Aim:
Copy every line from the records below that holds the word "this".

··· Provided data ···

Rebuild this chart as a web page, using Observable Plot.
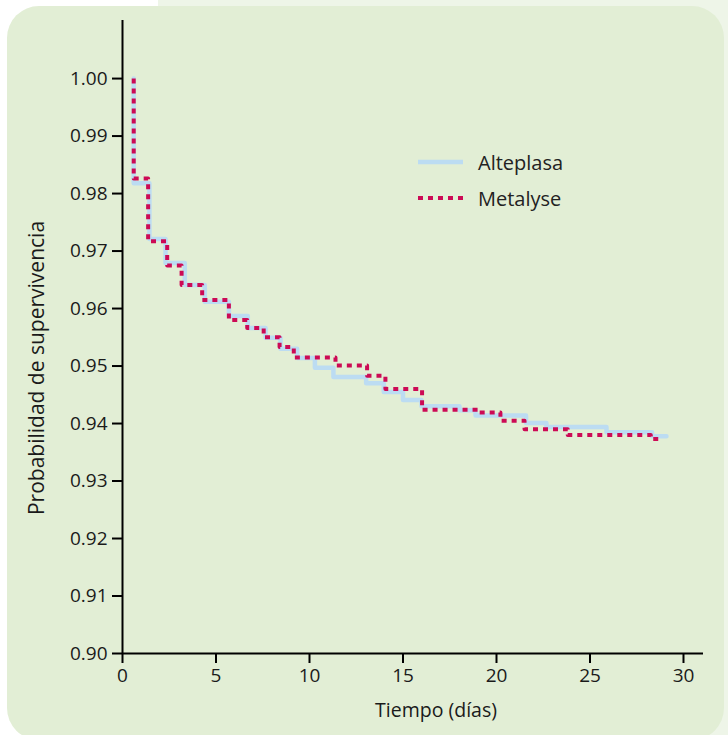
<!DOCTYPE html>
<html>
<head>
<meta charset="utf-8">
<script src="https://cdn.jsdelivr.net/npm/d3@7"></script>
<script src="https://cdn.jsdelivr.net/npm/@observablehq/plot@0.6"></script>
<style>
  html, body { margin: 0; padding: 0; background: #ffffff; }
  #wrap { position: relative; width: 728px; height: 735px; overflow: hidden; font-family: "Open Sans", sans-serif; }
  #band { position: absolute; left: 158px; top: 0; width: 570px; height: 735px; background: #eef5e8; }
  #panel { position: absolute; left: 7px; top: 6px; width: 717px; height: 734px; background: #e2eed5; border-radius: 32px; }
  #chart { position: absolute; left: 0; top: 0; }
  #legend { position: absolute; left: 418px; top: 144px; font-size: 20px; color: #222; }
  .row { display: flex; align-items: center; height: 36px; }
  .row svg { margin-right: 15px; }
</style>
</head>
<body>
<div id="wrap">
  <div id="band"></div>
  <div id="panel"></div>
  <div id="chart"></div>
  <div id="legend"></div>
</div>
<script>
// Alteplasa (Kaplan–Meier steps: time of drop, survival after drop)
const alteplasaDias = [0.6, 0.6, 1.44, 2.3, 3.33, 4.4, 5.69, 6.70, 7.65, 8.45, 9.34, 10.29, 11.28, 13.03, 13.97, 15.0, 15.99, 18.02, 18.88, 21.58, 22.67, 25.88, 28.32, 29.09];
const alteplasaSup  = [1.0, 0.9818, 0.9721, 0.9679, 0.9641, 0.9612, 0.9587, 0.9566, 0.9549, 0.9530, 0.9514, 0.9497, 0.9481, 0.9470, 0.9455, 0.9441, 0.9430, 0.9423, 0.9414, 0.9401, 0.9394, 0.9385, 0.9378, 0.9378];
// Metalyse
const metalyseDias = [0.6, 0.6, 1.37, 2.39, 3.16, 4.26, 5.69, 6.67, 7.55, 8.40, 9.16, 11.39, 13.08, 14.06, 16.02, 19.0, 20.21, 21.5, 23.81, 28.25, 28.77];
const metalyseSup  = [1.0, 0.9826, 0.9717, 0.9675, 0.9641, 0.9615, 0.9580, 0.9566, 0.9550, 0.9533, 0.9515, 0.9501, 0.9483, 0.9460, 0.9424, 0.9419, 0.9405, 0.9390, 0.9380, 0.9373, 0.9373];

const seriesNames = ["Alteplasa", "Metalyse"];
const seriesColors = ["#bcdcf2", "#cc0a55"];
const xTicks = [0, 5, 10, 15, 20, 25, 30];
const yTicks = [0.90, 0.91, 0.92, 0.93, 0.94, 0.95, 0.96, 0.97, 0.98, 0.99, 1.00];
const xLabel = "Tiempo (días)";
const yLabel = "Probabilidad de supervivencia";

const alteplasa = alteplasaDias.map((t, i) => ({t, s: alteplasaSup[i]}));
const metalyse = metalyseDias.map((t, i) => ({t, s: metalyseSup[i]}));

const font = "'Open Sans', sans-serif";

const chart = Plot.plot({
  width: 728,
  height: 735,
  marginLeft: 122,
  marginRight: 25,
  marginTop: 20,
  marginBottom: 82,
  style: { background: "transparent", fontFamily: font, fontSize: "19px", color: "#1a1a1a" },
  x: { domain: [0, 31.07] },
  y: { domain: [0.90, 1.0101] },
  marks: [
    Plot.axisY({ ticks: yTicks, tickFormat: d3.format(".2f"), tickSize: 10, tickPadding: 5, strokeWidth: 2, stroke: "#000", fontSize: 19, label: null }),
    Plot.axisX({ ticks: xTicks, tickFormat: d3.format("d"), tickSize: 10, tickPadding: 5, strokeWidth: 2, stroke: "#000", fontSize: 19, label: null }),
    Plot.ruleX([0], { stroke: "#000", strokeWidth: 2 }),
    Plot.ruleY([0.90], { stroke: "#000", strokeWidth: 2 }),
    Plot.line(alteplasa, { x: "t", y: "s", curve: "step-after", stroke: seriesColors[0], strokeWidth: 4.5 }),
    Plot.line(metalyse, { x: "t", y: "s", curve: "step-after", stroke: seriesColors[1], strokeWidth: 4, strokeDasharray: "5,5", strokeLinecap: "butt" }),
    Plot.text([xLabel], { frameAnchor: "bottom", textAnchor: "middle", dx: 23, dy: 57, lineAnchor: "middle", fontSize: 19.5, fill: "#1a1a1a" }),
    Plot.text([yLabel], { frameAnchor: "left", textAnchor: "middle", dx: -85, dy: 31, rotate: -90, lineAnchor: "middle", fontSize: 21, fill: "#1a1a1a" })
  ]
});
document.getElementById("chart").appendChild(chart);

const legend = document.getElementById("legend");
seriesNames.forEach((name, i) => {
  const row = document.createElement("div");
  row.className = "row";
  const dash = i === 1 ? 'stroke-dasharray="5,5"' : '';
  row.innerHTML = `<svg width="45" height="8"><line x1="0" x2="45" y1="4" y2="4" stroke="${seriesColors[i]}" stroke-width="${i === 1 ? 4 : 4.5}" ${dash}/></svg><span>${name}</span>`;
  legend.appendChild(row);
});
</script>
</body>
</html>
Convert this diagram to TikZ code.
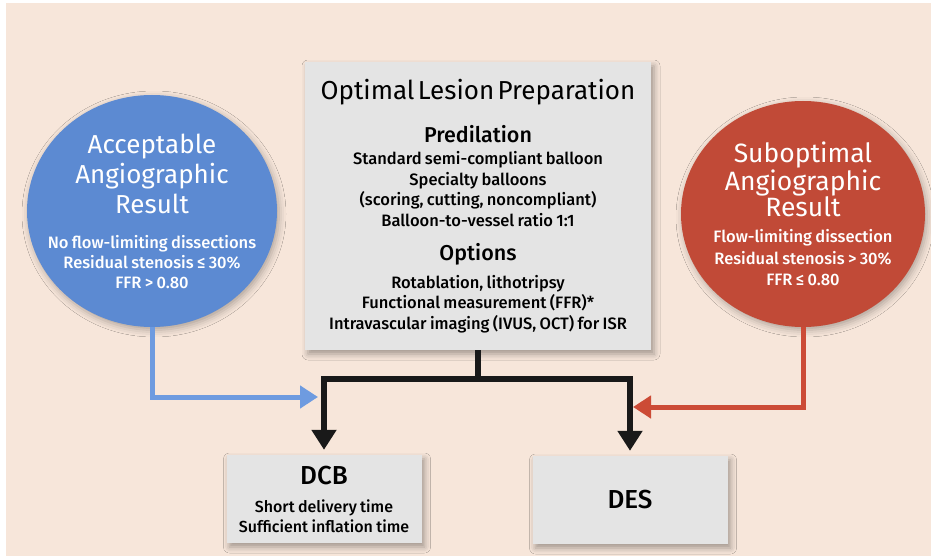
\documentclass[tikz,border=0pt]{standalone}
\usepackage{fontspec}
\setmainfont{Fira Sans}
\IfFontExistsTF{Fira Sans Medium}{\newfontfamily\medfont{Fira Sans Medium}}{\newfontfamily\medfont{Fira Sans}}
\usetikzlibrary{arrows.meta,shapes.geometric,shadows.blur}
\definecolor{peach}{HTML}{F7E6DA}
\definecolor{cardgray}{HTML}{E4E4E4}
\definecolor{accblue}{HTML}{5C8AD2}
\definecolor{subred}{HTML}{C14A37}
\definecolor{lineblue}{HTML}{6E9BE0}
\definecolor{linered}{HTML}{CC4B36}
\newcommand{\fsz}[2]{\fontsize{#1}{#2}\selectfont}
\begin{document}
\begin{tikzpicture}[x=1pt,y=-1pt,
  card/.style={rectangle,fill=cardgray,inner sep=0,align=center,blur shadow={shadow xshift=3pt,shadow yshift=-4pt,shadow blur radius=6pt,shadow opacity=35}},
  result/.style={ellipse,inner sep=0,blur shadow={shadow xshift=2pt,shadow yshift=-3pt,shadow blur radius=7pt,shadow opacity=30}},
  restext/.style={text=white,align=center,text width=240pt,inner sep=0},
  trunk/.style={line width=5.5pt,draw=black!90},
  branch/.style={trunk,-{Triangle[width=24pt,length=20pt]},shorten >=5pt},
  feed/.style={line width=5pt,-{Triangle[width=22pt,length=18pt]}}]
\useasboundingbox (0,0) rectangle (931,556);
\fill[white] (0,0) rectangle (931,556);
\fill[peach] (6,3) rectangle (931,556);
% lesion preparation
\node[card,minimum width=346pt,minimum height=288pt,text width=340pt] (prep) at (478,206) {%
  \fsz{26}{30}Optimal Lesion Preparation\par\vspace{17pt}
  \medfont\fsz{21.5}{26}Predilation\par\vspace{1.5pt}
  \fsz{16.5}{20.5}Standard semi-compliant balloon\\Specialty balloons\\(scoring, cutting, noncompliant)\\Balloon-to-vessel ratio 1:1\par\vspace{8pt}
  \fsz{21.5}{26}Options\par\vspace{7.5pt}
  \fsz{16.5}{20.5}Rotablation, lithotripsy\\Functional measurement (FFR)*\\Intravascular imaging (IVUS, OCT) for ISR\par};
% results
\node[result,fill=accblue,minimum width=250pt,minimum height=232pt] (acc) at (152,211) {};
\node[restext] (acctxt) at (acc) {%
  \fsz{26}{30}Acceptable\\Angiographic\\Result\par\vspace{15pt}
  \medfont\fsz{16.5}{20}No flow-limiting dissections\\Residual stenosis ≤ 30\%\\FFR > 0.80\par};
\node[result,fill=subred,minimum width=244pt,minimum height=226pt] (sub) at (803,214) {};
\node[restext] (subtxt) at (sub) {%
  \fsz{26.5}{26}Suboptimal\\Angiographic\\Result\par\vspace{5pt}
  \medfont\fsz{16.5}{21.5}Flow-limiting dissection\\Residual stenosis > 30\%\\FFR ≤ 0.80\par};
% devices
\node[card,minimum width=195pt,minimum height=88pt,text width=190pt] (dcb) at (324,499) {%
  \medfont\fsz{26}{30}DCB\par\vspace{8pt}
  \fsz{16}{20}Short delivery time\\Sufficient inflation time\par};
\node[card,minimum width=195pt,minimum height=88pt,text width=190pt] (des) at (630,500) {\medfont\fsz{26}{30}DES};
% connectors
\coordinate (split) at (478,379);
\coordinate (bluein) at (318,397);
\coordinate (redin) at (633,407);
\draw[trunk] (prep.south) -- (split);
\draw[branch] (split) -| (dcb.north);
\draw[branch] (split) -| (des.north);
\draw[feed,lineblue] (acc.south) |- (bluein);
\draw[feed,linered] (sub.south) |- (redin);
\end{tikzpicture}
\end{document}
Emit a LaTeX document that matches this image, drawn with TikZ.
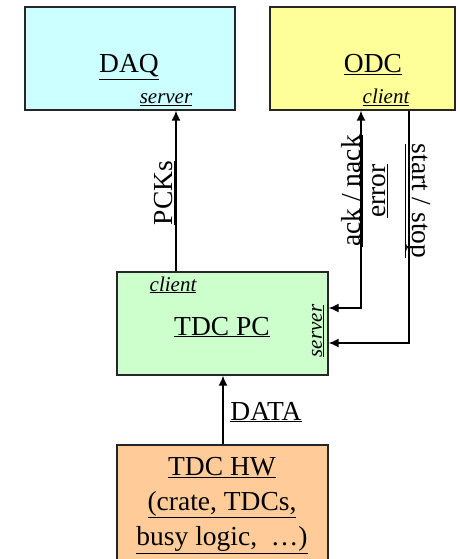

···

Full response:
Rebuild this chart as a web page, using Observable Plot.
Convert this diagram to TikZ code.
Emit a LaTeX document that matches this image, drawn with TikZ.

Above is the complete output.